Patton Gets Frogs on the Scoreboard
May 31, 2001
Eugene, Oregon - Darvis Patton scored TCU's first points of the meet and the Flyin' Frogs continued to advance runners deeper into the competition as the second day of the NCAA Track and Field Championships drew to a close today at Hayward Field on the University of Oregon campus.
Patton fouled on his first two attempts in the long jump and was in jeopardy of an early exit, but came through with a leap of 7.97 meters or 26 feet, one and three-quarters inches on his third jump to move into fourth place. That mark stood up through the remainder of the competition, earning TCU five team points.
"The pressure was on, but I knew I could get one in," said Patton. "The field wasn't jumping that good, so I thought I could get it done. I wanted third place bad. They predicted me to finish fourth and I wanted to prove them wrong, but that's what I got."
Patton had to make a quick dash from the prelims of the 100 meter dash to take his turn in the long jump.
"I was a little fatigued on the first jump," admitted the senior from Dallas, but I didn't want to pass, because this is the NCAA Championships. I had the exact same thing happen in the (NCAA) indoor meet. I'm getting kind of used to it."
Patton was one of three Horned Frogs to advance to the semifinals in the 100-meter dash. Patton finished second in his heat with a time of 10.23, just ahead of teammate Lindel Frater, who turned in a time of 10.24. They had the fifth and eighth fastest times respectively in the prelims. Senior Kim Collins also advanced to Friday's semifinal round with a 10.14 mark, the fourth fastest time overall. It was the second fastest time in his heat, behind Tennessee's Leonard Scott, who posted the second fastest wind-legal time in the world this spring at 10.05. The semifinals are set for Friday.

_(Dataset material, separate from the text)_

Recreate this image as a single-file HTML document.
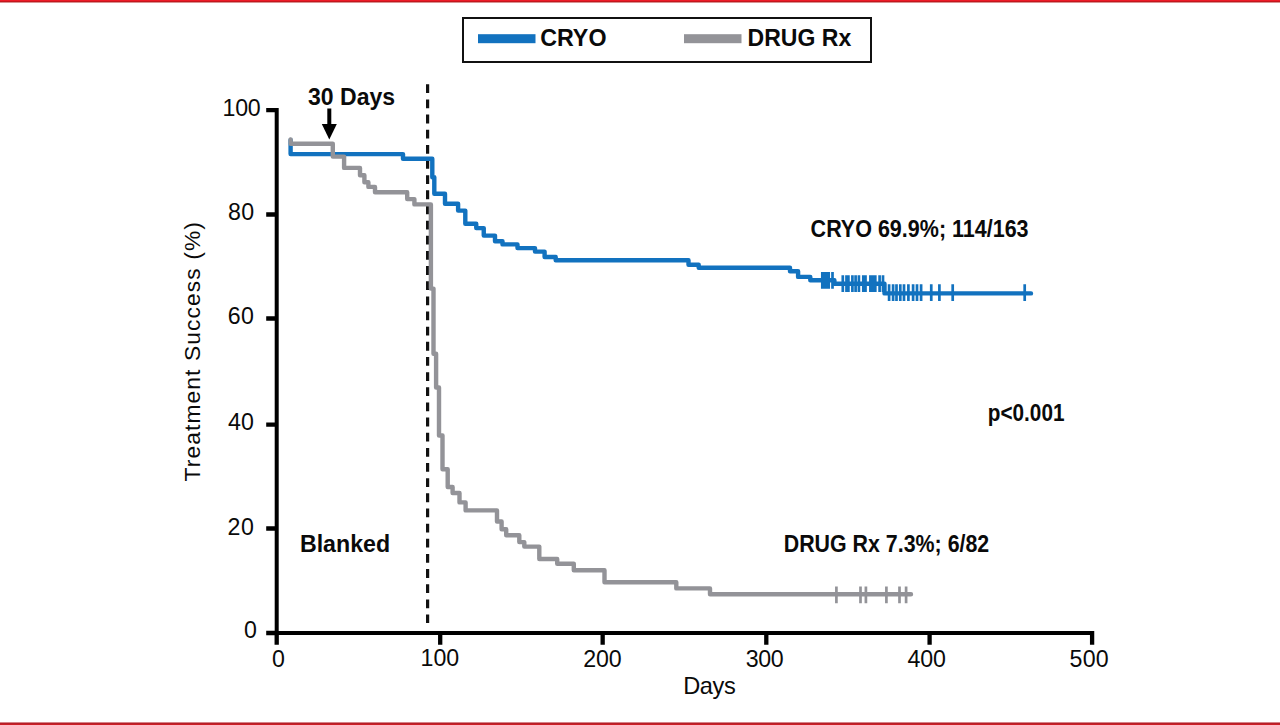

Eliud Njubi won his heat in the 1,500 meter run in a time of 3:43.15, advancing to Saturday's finals. Njubi has an opportunity to score points in two events, as he will compete in the finals of the 800 meters on Friday.
Freshman Reggie Harrell slipped into the semifinals of the 110-meter high hurdles with a time of 13.80. He was the 16th and final runner to advance to the next round on Friday.
Jason Howard turned in a best mark of 7.47 meters or 24 feet, six and one-quarter inches to finish 16th in the long jump. He and Abdul Rasheed will take part in the triple jump on Saturday.
On the women's side, Monica Twum advanced to the semifinals in the 100-meter dash with a time of 11.45. She finished third in her heat and had the ninth fastest time of the 16 runners advancing to Friday's semifinals.
In addition to the semifinals of the 100-meters and 110-meter hurdles and the finals of the 800-meter run, Friday's action will be highlighted by the finals of the 4x100-meter relay. The Frogs and Tennessee are prohibitive favorites to lead the pack in what could prove to be a key event in the team scoring. The Frogs entered the meet with the nation's fastest time, but Tennessee exploded with a 38.66 time in Wednesday's semifinals, just ahead of TCU's mark of 38.70.
"Tennessee is stepping up when they have to," said Patton. "They're running very well. But we're feeling good about ourselves. We're looking good and having fun. Coach Stratton told us the worst has already happened. We had bad things happen in `99 and in 2000 and dropped the baton in the indoor meet earlier this year. So we're just here having fun. We run better when we're loose and having fun."